Yes, there are a lot of songs on there about kids and where I am in my life at this age. When you're listening to an album, you should know more about the person who has written it by the time you have finished listening to it. The new songs are very autobiographical.

Didn't you have a conspiracy theory about Diana's death? What do you reckon five years on? - Paul Ives, Stoke-on-Trent

Oooooh... I don't think that's for me to say because I have a relationship with Prince Charles and The Prince's Trust. I'm not going to say too much about this other than I think there is more to Diana's death than meets the eye. We do not know the whole truth. I merely mentioned my opinion among friends and the next thing I had Al Fayed on the telephone. I was on tour when it happened. He found me and contacted my press lady. He said I hear you think it is a conspiracy and wanted to use me for something. I didn't speak to him. I just got his messages.

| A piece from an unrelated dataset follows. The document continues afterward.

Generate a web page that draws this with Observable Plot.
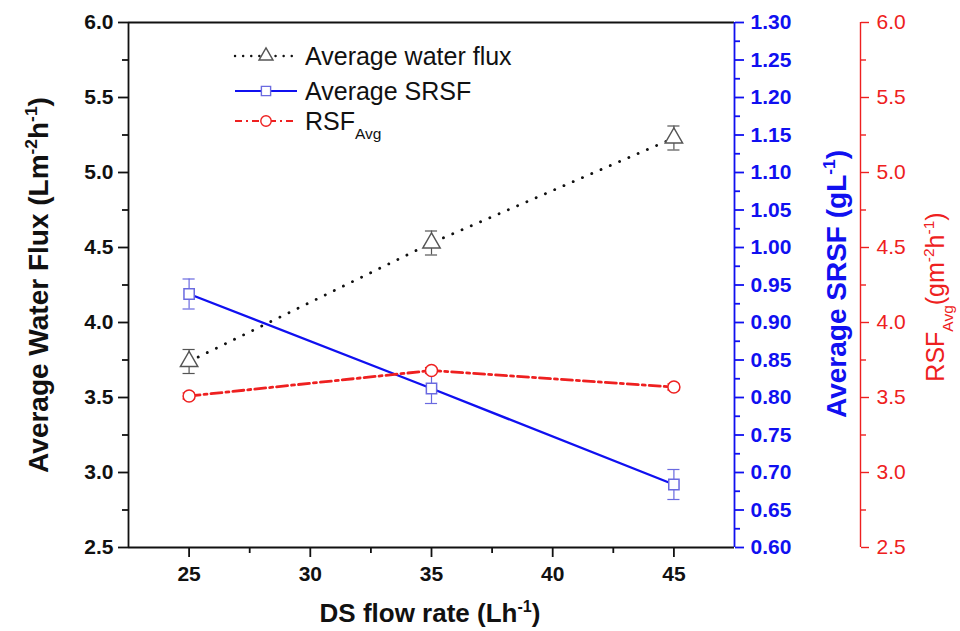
<!DOCTYPE html>
<html><head><meta charset="utf-8">
<script src="https://cdn.jsdelivr.net/npm/d3@7"></script>
<script src="https://cdn.jsdelivr.net/npm/@observablehq/plot@0.6"></script>
<style>body{margin:0;background:#fff;}</style>
</head><body><div id="chart"></div>
<script>
// ---- data ----
const flowRates = [25, 35, 45];
const waterFlux = [3.74, 4.53, 5.23];
const waterFluxErr = [0.08, 0.08, 0.08];
const srsf = [0.938, 0.812, 0.684];
const srsfErr = [0.02, 0.02, 0.02];
const rsfAvg = [3.51, 3.68, 3.57];
const rsfErr = [0.02, 0.02, 0.02];
const xMajorTicks = [25, 30, 35, 40, 45];
const xMinorTicks = [27.5, 32.5, 37.5, 42.5];
const leftMajorTicks = [2.5, 3.0, 3.5, 4.0, 4.5, 5.0, 5.5, 6.0];
const leftMinorTicks = [2.75, 3.25, 3.75, 4.25, 4.75, 5.25, 5.75];
const srsfMajorTicks = [0.60,0.65,0.70,0.75,0.80,0.85,0.90,0.95,1.00,1.05,1.10,1.15,1.20,1.25,1.30];
const srsfMinorTicks = [0.625,0.675,0.725,0.775,0.825,0.875,0.925,0.975,1.025,1.075,1.125,1.175,1.225,1.275];

// SRSF axis (0.6–1.3) mapped onto the left scale (2.5–6.0)
const toLeft = v => 2.5 + (v - 0.6) * 5;
const fromLeft = v => (v - 2.5) / 5 + 0.6;

const rows = flowRates.map((x, i) => ({
  x,
  wf: waterFlux[i], wfLo: waterFlux[i] - waterFluxErr[i], wfHi: waterFlux[i] + waterFluxErr[i],
  s: toLeft(srsf[i]), sLo: toLeft(srsf[i] - srsfErr[i]), sHi: toLeft(srsf[i] + srsfErr[i]),
  r: rsfAvg[i], rLo: rsfAvg[i] - rsfErr[i], rHi: rsfAvg[i] + rsfErr[i]
}));

const BLACK = "#111", GRAY = "#555", BLUE = "#1010f0", LBLUE = "#6a6ae0", RED = "#ee2020";
const capW = 0.25;
const FONT = "Liberation Sans, Arial, sans-serif";
const TICKFS = 21;
const RED_DX = 126;

const errBars = (lo, hi, color) => [
  Plot.ruleX(rows, {x: "x", y1: lo, y2: hi, stroke: color, strokeWidth: 1.2}),
  Plot.ruleY(rows, {y: lo, x1: d => d.x - capW, x2: d => d.x + capW, stroke: color, strokeWidth: 1.2}),
  Plot.ruleY(rows, {y: hi, x1: d => d.x - capW, x2: d => d.x + capW, stroke: color, strokeWidth: 1.2})
];

const plot = Plot.plot({
  width: 960, height: 631,
  marginLeft: 128, marginRight: 226, marginTop: 22, marginBottom: 84,
  style: {fontFamily: FONT, background: "white", color: BLACK},
  x: {domain: [22.5, 47.5]},
  y: {domain: [2.5, 6.0]},
  marks: [
    // frame
    Plot.ruleY([2.5, 6.0], {stroke: BLACK, strokeWidth: 1.8}),
    Plot.ruleX([22.5], {y1: 2.5, y2: 6.0, stroke: BLACK, strokeWidth: 1.8}),
    Plot.ruleX([47.5], {y1: 2.5, y2: 6.0, stroke: BLUE, strokeWidth: 1.8}),
    Plot.ruleX([47.5], {y1: 2.5, y2: 6.0, stroke: RED, strokeWidth: 1.4, dx: RED_DX}),
    // left axis
    Plot.axisY({ticks: leftMajorTicks, tickFormat: d3.format(".1f"), tickSize: 10, tickPadding: 5, fontSize: TICKFS, fontWeight: "bold", label: null, strokeWidth: 1.8}),
    Plot.axisY({ticks: leftMinorTicks, tickSize: 6, label: null, fill: "none", strokeWidth: 1.8}),
    // x axis
    Plot.axisX({ticks: xMajorTicks, tickFormat: d3.format("d"), tickSize: 10, tickPadding: 9, fontSize: TICKFS, fontWeight: "bold", label: null, strokeWidth: 1.8}),
    Plot.axisX({ticks: xMinorTicks, tickSize: 6, label: null, fill: "none", strokeWidth: 1.8}),
    // blue right axis
    Plot.axisY({anchor: "right", ticks: srsfMajorTicks.map(toLeft), tickFormat: v => fromLeft(v).toFixed(2), tickSize: 9, tickPadding: 7, fontSize: TICKFS, fontWeight: "bold", label: null, color: BLUE, strokeWidth: 1.8}),
    Plot.axisY({anchor: "right", ticks: srsfMinorTicks.map(toLeft), tickSize: 5, label: null, stroke: BLUE, fill: "none", strokeWidth: 1.8}),
    // red right axis
    Plot.axisY({anchor: "right", dx: RED_DX, ticks: leftMajorTicks, tickFormat: d3.format(".1f"), tickSize: 8, tickPadding: 8, fontSize: TICKFS, label: null, color: RED, strokeWidth: 1.4}),
    Plot.axisY({anchor: "right", dx: RED_DX, ticks: leftMinorTicks, tickSize: 5, label: null, stroke: RED, fill: "none", strokeWidth: 1.4}),
    // lines
    Plot.line(rows, {x: "x", y: "wf", stroke: BLACK, strokeWidth: 2.8, strokeDasharray: "0.1,10", strokeLinecap: "round"}),
    Plot.line(rows, {x: "x", y: "s", stroke: BLUE, strokeWidth: 2.4}),
    Plot.line(rows, {x: "x", y: "r", stroke: RED, strokeWidth: 2.8, strokeDasharray: "11,4,3,4"}),
    // error bars
    ...errBars("wfLo", "wfHi", GRAY),
    ...errBars("sLo", "sHi", LBLUE),
    ...errBars("rLo", "rHi", RED),
    // markers
    Plot.dot(rows, {x: "x", y: "wf", symbol: "triangle", r: 6.5, stroke: GRAY, fill: "white", strokeWidth: 1.4}),
    Plot.dot(rows, {x: "x", y: "s", symbol: "square", r: 5.8, stroke: LBLUE, fill: "white", strokeWidth: 1.5}),
    Plot.dot(rows, {x: "x", y: "r", symbol: "circle", r: 6, stroke: RED, fill: "white", strokeWidth: 1.5})
  ]
});
document.getElementById("chart").appendChild(plot);

// ---- titles and legend ----
const svg = d3.select(plot);
function richText(t, parts, size) {
  let pending = 0;
  parts.forEach(p => {
    if (typeof p === "string") {
      const s = t.append("tspan").text(p);
      if (pending) s.attr("dy", pending);
      pending = 0;
    } else if (p.sup) {
      t.append("tspan").attr("dy", pending - size * 0.4).attr("font-size", size * 0.62).text(p.sup);
      pending = size * 0.4;
    } else if (p.sub) {
      t.append("tspan").attr("dy", pending + size * 0.35).attr("font-size", size * 0.62).text(p.sub);
      pending = -size * 0.35;
    }
  });
  return t;
}
const titles = svg.append("g").attr("font-family", FONT);
richText(titles.append("text").attr("transform", "translate(48,285) rotate(-90)").attr("text-anchor", "middle")
  .attr("font-size", 28).attr("font-weight", "bold").attr("fill", BLACK),
  ["Average Water Flux (Lm", {sup: "-2"}, "h", {sup: "-1"}, ")"], 28);
richText(titles.append("text").attr("transform", "translate(846,284) rotate(-90)").attr("text-anchor", "middle")
  .attr("font-size", 28).attr("font-weight", "bold").attr("fill", BLUE),
  ["Average SRSF (gL", {sup: "-1"}, ")"], 28);
richText(titles.append("text").attr("transform", "translate(944,297) rotate(-90)").attr("text-anchor", "middle")
  .attr("font-size", 25).attr("fill", RED),
  ["RSF", {sub: "Avg"}, "(gm", {sup: "-2"}, "h", {sup: "-1"}, ")"], 25);
richText(titles.append("text").attr("x", 430).attr("y", 622).attr("text-anchor", "middle")
  .attr("font-size", 26).attr("font-weight", "bold").attr("fill", BLACK),
  ["DS flow rate (Lh", {sup: "-1"}, ")"], 26);

const legend = svg.append("g").attr("font-family", FONT).attr("text-anchor", "start");
const legItems = [
  {label: ["Average water flux"], stroke: BLACK, dash: "0.1,8", cap: "round", w: 2.4, sym: "triangle", mc: GRAY, y: 56},
  {label: ["Average SRSF"], stroke: BLUE, dash: null, cap: "butt", w: 2.2, sym: "square", mc: LBLUE, y: 91},
  {label: ["RSF", {sub: "Avg"}], stroke: RED, dash: "7,4,2,4", cap: "butt", w: 2.2, sym: "circle", mc: RED, y: 121}
];
legItems.forEach(it => {
  const y = it.y;
  const g = legend.append("g");
  g.append("line").attr("x1", 235).attr("x2", 297).attr("y1", y).attr("y2", y)
    .attr("stroke", it.stroke).attr("stroke-width", it.w).attr("stroke-dasharray", it.dash).attr("stroke-linecap", it.cap);
  const sym = {triangle: d3.symbolTriangle, square: d3.symbolSquare, circle: d3.symbolCircle}[it.sym];
  g.append("path").attr("d", d3.symbol(sym, 85)()).attr("transform", `translate(266,${y})`)
    .attr("fill", "white").attr("stroke", it.mc).attr("stroke-width", 1.4);
  richText(g.append("text").attr("x", 305).attr("y", y + 9).attr("font-size", 25).attr("fill", BLACK), it.label, 25);
});
</script>
</body></html>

Seeing as your personal life has been off the front pages for a few years now, can we assume it is going well? - Lizzie Stone, Leamington

Yes, everything is beautiful. I am very, very happy. And I am very happy I am not on the front page of any newspapers. It wasn't very nice. A lot of it was rubbish and speculation. The trouble is I get shown everything. The untruths surrounding my marriage breaking up and being with Orianne (who is now my wife) and all the things relating to it were hellish.

What do you make of the pop charts nowadays? What was the last single you bought? - Simon Barnes, London

I can't keep up with the charts. It changes too quickly. We have music television on around the house because my son Nicholas likes it – I mean he's only 17 months but he really responds to music – so I know what Kylie Minogue does now. I've got a soft spot for Robbie Williams.

What social issues are weighing on your conscience at the moment? - Sandra Jones, by e-mail

I can't see an end to what is happening in the Middle East. It is a seemingly impossible situation. Half the time it is based on religion. One of my pet bugs is that people still kill each other because of religious beliefs. I wish enough people could stand back from it and see what the logical conclusion is to this. It is all related to political lies.

Can you still feel it coming in the air tonight? - Julia Stiles, Norwich

Yes, frequently.

Are there any more acting roles in the pipeline, or are you planning to stick with music? - Herman Stein, London

I keep being asked when I am going to do another film. There is nothing in the pipeline. Right now, I am doing quite a few things with Disney, like making Tarzan into a musical. (I also wrote the music for the film Tarzan in 1999.) It is time-consuming; I have got to write more songs, and I have a young family who I want to be at home with – but I am not saying I will never act again. It is just about prioritising.

You are always trying to give your money away. Do you have a problem with being rich? - Jonnie Barrie, Hounslow

I don't have a problem with being rich, no. I just want to keep things in perspective and try to put something back. There are people out there who can be helped with the equivalent of the price of an Armani jumper. Why not help them, rather than buy the Armani jumper?

Can you dance? - Rene Douglas, Chichester

Not very well. I dance really well for two or three minutes, and then I've peaked.

Phil, I'm 18 and a big fan of yours. All my friends laugh at me and tell me I'm really sad. Would you consider becoming a bit cooler? - Finn Sanderson, by e-mail

Sad. I don't know what to say. It's your problem, not mine.

Any plans to turn your greatest hits into a musical à la We Will Rock You and Our House? - Pinny James, High Wycombe

No. Putting Tarzan on stage is the closest I will get to a musical.

Is there any chance that you'll forsake chart success for a return to the more adventurous drumming of your earlier years, as evidenced in the fusion band Brand X, for example? - Andrew Clarke, by e-mail

No, there is no chance of me going back to that. My 21st-century version of Brand X is My Big Band. If you want to check out the more adventurous side of the drumming then take a look at that. It is a grown up version of Brand X.